>> start PROVIDED DATA

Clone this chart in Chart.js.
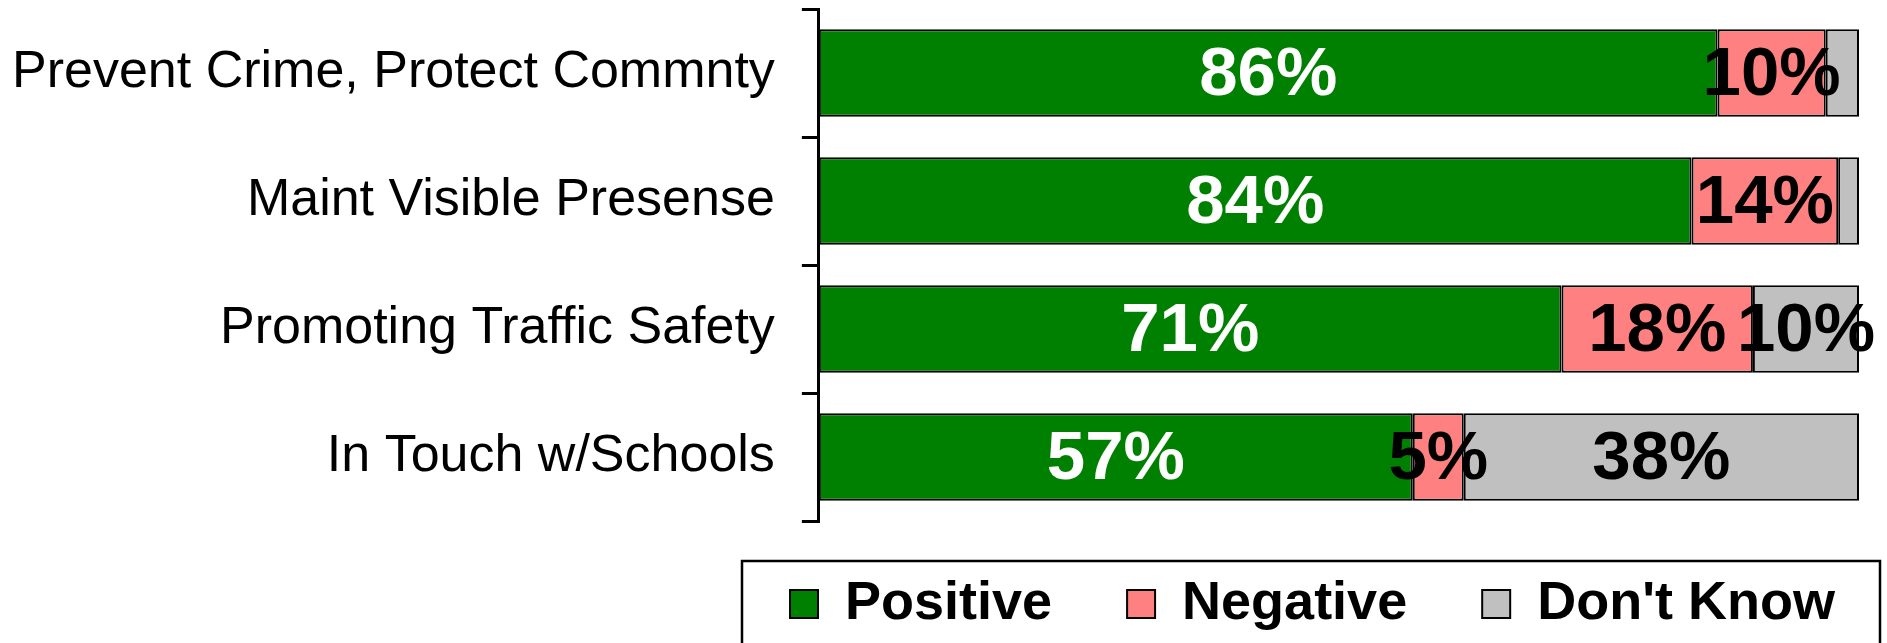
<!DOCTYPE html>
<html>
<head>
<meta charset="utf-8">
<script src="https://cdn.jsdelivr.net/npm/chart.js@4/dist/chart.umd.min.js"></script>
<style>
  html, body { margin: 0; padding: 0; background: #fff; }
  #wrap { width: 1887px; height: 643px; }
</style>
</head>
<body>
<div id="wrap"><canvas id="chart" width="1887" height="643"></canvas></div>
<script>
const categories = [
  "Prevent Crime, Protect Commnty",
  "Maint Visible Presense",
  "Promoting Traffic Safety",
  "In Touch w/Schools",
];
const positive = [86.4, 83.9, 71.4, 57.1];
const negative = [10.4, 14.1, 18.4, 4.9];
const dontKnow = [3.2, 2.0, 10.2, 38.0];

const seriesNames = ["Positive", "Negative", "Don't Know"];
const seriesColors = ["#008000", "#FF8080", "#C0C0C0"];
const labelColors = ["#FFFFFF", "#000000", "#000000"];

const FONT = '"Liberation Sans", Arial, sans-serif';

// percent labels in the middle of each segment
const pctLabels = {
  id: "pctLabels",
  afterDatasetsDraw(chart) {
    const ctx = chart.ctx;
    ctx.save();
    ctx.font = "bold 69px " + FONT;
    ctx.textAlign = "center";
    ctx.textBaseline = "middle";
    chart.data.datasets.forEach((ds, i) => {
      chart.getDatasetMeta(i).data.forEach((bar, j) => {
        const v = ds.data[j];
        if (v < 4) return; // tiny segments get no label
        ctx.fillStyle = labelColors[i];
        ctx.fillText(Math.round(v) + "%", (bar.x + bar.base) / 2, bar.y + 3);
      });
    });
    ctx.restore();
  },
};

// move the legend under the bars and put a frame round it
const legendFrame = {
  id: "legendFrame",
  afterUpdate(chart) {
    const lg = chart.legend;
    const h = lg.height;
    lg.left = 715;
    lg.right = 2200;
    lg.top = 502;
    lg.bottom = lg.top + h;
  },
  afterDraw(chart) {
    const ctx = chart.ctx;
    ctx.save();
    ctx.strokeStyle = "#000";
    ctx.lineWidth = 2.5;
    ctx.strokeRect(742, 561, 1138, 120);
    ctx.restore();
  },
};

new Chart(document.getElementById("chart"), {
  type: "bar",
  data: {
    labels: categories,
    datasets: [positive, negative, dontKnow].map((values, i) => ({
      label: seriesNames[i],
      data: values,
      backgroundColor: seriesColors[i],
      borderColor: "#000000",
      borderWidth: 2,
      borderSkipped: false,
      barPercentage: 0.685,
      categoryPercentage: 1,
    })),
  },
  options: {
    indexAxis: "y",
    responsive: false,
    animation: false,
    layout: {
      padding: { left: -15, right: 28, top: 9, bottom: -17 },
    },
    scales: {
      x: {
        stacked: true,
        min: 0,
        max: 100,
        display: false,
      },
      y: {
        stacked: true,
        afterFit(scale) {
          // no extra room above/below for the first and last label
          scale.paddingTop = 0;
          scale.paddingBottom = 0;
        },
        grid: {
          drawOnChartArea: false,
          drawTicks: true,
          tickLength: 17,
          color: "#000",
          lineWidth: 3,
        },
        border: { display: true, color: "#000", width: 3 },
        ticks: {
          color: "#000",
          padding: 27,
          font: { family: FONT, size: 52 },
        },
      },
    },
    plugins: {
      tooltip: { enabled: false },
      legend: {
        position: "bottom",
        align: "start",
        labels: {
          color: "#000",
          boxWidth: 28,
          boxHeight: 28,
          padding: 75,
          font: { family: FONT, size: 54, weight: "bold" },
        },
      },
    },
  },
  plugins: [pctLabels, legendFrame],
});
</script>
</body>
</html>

>> end PROVIDED DATA

== REQUIRED TASK ==
Write out nothing but the lines from the start of the data through the line with "const dontKnow = [3.2, 2.0, 10.2, 38.0];". Leave out the pictures.

== THE SOLUTION ==
Clone this chart in Chart.js.
<!DOCTYPE html>
<html>
<head>
<meta charset="utf-8">
<script src="https://cdn.jsdelivr.net/npm/chart.js@4/dist/chart.umd.min.js"></script>
<style>
  html, body { margin: 0; padding: 0; background: #fff; }
  #wrap { width: 1887px; height: 643px; }
</style>
</head>
<body>
<div id="wrap"><canvas id="chart" width="1887" height="643"></canvas></div>
<script>
const categories = [
  "Prevent Crime, Protect Commnty",
  "Maint Visible Presense",
  "Promoting Traffic Safety",
  "In Touch w/Schools",
];
const positive = [86.4, 83.9, 71.4, 57.1];
const negative = [10.4, 14.1, 18.4, 4.9];
const dontKnow = [3.2, 2.0, 10.2, 38.0];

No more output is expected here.